§ Goal of the exercise
Print all of the lines exactly. Any picture among them stays out.

§ Input material
-----

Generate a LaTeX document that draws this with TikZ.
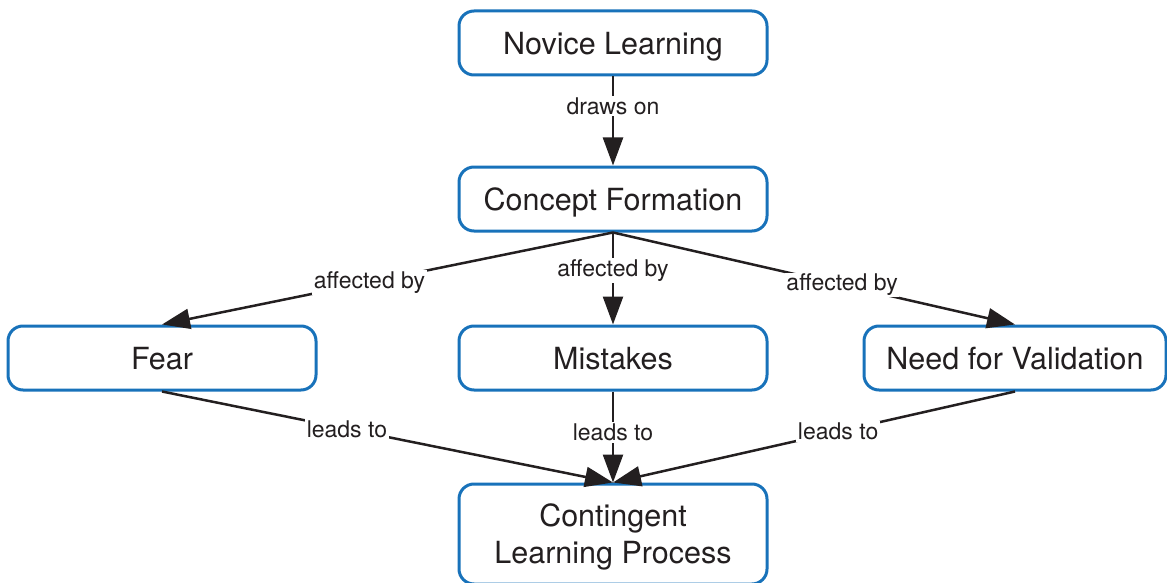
\documentclass[tikz,border=0pt]{standalone}
\usepackage{fontspec}
\setmainfont{TeX Gyre Heros}
\usetikzlibrary{arrows.meta}
\definecolor{boxblue}{RGB}{24,114,186}
\definecolor{ink}{RGB}{35,31,32}
\tikzset{
  concept/.style={draw=boxblue, line width=3pt, rounded corners=15pt, fill=white,
    minimum width=308pt, minimum height=64pt, inner sep=0pt, align=center,
    text depth=0pt, text=ink, font=\fontsize{30.5}{37}\selectfont},
  link/.style={draw=ink, line width=2.5pt, -{Triangle[length=28pt,width=20pt]}},
  lbl/.style={fill=white, inner sep=1.5pt, text=ink, font=\fontsize{23}{27}\selectfont}
}
\begin{document}
\begin{tikzpicture}[x=1pt,y=-1pt]
\useasboundingbox (0,0) rectangle (1167,583);
\node[concept] (nl) at (613,43) {Novice Learning};
\node[concept] (cf) at (613,199) {Concept Formation};
\node[concept] (fear) at (162,358) {Fear};
\node[concept] (mis) at (613,358) {Mistakes};
\node[concept, minimum width=302pt] (nv) at (1015,358) {Need for Validation};
\node[concept, minimum height=100pt] (clp) at (613,534) {Contingent\\Learning Process};
\draw[link] (nl.south) -- node[lbl, pos=0.33] {draws on} (cf.north);
\draw[link] (cf.south) -- node[lbl, pos=0.54] {affected by} (fear.north);
\draw[link] (cf.south) -- node[lbl, pos=0.41] {affected by} (mis.north);
\draw[link] (cf.south) -- node[lbl, pos=0.57] {affected by} (nv.north);
\draw[link] (fear.south) -- node[lbl, pos=0.41] {leads to} (clp.north);
\draw[link] (mis.south) -- node[lbl, pos=0.45] {leads to} (clp.north);
\draw[link] (nv.south) -- node[lbl, pos=0.44] {leads to} (clp.north);
\end{tikzpicture}
\end{document}
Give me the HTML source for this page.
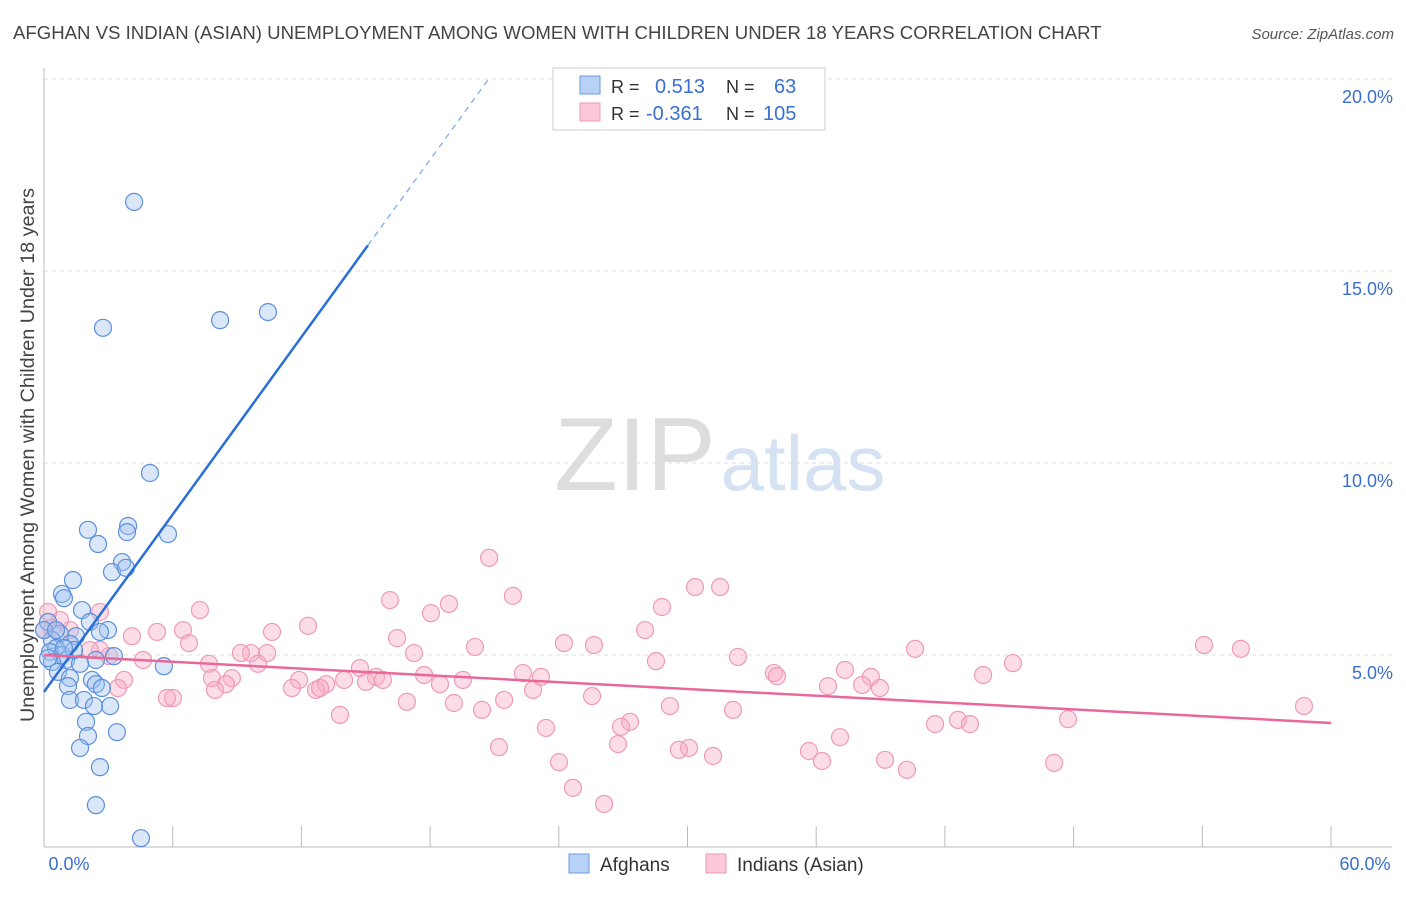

-----

§ Solution to the problem
Generate a LaTeX document that draws this with TikZ.
\documentclass[tikz,border=0pt]{standalone}
\usepackage{fontspec}
\setmainfont{TeX Gyre Heros}
\usetikzlibrary{arrows.meta}
\definecolor{boxblue}{RGB}{24,114,186}
\definecolor{ink}{RGB}{35,31,32}
\tikzset{
  concept/.style={draw=boxblue, line width=3pt, rounded corners=15pt, fill=white,
    minimum width=308pt, minimum height=64pt, inner sep=0pt, align=center,
    text depth=0pt, text=ink, font=\fontsize{30.5}{37}\selectfont},
  link/.style={draw=ink, line width=2.5pt, -{Triangle[length=28pt,width=20pt]}},
  lbl/.style={fill=white, inner sep=1.5pt, text=ink, font=\fontsize{23}{27}\selectfont}
}
\begin{document}
\begin{tikzpicture}[x=1pt,y=-1pt]
\useasboundingbox (0,0) rectangle (1167,583);
\node[concept] (nl) at (613,43) {Novice Learning};
\node[concept] (cf) at (613,199) {Concept Formation};
\node[concept] (fear) at (162,358) {Fear};
\node[concept] (mis) at (613,358) {Mistakes};
\node[concept, minimum width=302pt] (nv) at (1015,358) {Need for Validation};
\node[concept, minimum height=100pt] (clp) at (613,534) {Contingent\\Learning Process};
\draw[link] (nl.south) -- node[lbl, pos=0.33] {draws on} (cf.north);
\draw[link] (cf.south) -- node[lbl, pos=0.54] {affected by} (fear.north);
\draw[link] (cf.south) -- node[lbl, pos=0.41] {affected by} (mis.north);
\draw[link] (cf.south) -- node[lbl, pos=0.57] {affected by} (nv.north);
\draw[link] (fear.south) -- node[lbl, pos=0.41] {leads to} (clp.north);
\draw[link] (mis.south) -- node[lbl, pos=0.45] {leads to} (clp.north);
\draw[link] (nv.south) -- node[lbl, pos=0.44] {leads to} (clp.north);
\end{tikzpicture}
\end{document}
Give me the HTML source for this page.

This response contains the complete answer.